Copy, character for character, the lines running from the one with "Write the TikZ code for this diagram." to the one with "rectangle (949, 480);", ends included. Leave out every other line.

# # # # #

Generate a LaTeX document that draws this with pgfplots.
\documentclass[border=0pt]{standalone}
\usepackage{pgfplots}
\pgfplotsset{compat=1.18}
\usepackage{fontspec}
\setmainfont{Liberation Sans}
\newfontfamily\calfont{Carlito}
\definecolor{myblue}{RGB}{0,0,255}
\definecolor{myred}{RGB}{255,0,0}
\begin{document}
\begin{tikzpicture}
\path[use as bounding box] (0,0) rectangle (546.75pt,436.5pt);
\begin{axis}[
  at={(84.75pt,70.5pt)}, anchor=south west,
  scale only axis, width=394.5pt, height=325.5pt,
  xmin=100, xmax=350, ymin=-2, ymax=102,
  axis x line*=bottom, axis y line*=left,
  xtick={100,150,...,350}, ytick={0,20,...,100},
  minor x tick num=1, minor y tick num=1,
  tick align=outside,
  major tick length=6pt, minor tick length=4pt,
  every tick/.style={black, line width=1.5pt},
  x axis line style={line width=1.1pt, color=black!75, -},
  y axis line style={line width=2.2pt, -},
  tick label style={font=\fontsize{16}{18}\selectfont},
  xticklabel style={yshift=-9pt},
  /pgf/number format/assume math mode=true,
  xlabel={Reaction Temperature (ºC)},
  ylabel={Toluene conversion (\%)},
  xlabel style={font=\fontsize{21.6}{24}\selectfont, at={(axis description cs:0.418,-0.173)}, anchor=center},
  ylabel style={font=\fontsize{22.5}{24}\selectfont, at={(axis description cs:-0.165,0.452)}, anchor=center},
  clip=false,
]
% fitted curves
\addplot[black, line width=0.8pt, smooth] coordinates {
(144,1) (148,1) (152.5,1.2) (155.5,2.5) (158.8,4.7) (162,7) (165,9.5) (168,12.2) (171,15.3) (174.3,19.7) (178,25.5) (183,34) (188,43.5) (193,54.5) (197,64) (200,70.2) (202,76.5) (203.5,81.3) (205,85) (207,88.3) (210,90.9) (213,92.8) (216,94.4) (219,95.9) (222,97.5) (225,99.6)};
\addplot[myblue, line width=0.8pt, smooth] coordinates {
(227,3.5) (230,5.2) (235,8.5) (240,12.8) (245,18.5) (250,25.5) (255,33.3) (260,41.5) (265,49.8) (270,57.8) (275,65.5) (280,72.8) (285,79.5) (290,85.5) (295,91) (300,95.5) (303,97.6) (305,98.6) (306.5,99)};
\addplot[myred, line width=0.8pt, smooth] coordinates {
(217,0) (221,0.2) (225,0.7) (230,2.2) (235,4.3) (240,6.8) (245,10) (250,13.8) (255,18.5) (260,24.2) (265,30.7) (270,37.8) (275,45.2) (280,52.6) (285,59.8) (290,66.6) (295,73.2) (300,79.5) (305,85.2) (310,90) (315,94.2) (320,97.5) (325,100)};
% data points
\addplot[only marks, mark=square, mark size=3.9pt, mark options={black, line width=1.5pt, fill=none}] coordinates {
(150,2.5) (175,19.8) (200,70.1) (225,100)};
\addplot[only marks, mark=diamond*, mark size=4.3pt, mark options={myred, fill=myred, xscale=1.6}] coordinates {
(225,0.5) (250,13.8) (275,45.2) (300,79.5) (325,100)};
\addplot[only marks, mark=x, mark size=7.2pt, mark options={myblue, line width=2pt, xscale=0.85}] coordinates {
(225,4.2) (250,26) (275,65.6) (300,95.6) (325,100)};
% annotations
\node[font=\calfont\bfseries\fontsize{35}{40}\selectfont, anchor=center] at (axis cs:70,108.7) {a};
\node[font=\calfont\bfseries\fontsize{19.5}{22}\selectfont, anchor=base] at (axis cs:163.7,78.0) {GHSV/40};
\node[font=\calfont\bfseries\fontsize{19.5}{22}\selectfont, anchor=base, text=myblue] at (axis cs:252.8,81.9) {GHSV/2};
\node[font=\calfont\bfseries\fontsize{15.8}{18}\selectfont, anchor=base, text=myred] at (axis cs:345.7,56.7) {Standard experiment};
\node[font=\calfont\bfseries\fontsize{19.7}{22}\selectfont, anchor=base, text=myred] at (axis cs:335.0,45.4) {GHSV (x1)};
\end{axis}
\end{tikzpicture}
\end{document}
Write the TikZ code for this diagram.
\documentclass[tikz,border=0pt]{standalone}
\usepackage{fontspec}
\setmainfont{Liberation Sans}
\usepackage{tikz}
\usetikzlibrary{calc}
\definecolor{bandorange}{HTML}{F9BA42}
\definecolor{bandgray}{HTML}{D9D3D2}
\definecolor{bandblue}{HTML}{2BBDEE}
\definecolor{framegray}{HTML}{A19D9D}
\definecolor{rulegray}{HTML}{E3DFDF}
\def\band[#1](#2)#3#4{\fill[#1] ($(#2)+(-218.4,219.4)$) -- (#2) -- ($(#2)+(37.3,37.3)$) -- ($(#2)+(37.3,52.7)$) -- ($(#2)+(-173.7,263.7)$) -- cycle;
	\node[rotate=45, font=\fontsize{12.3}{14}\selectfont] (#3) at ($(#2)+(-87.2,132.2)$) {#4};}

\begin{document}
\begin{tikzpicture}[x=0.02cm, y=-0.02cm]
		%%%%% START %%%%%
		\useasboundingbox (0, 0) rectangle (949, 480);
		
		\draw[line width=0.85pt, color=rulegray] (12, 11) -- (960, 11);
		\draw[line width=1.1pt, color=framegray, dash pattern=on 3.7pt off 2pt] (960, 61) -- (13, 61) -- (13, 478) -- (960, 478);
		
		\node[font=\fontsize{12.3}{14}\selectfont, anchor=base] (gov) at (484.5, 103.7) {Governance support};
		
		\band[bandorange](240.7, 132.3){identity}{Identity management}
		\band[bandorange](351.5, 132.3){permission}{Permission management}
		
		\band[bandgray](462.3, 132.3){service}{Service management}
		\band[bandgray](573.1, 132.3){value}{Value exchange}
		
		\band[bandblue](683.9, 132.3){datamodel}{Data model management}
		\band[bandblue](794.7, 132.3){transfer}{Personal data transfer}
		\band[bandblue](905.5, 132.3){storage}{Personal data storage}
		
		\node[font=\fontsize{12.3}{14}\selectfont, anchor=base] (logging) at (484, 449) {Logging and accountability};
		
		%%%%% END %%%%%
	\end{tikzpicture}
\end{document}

# # # # #

FINAL RESULT:
Write the TikZ code for this diagram.
\documentclass[tikz,border=0pt]{standalone}
\usepackage{fontspec}
\setmainfont{Liberation Sans}
\usepackage{tikz}
\usetikzlibrary{calc}
\definecolor{bandorange}{HTML}{F9BA42}
\definecolor{bandgray}{HTML}{D9D3D2}
\definecolor{bandblue}{HTML}{2BBDEE}
\definecolor{framegray}{HTML}{A19D9D}
\definecolor{rulegray}{HTML}{E3DFDF}
\def\band[#1](#2)#3#4{\fill[#1] ($(#2)+(-218.4,219.4)$) -- (#2) -- ($(#2)+(37.3,37.3)$) -- ($(#2)+(37.3,52.7)$) -- ($(#2)+(-173.7,263.7)$) -- cycle;
	\node[rotate=45, font=\fontsize{12.3}{14}\selectfont] (#3) at ($(#2)+(-87.2,132.2)$) {#4};}

\begin{document}
\begin{tikzpicture}[x=0.02cm, y=-0.02cm]
		%%%%% START %%%%%
		\useasboundingbox (0, 0) rectangle (949, 480);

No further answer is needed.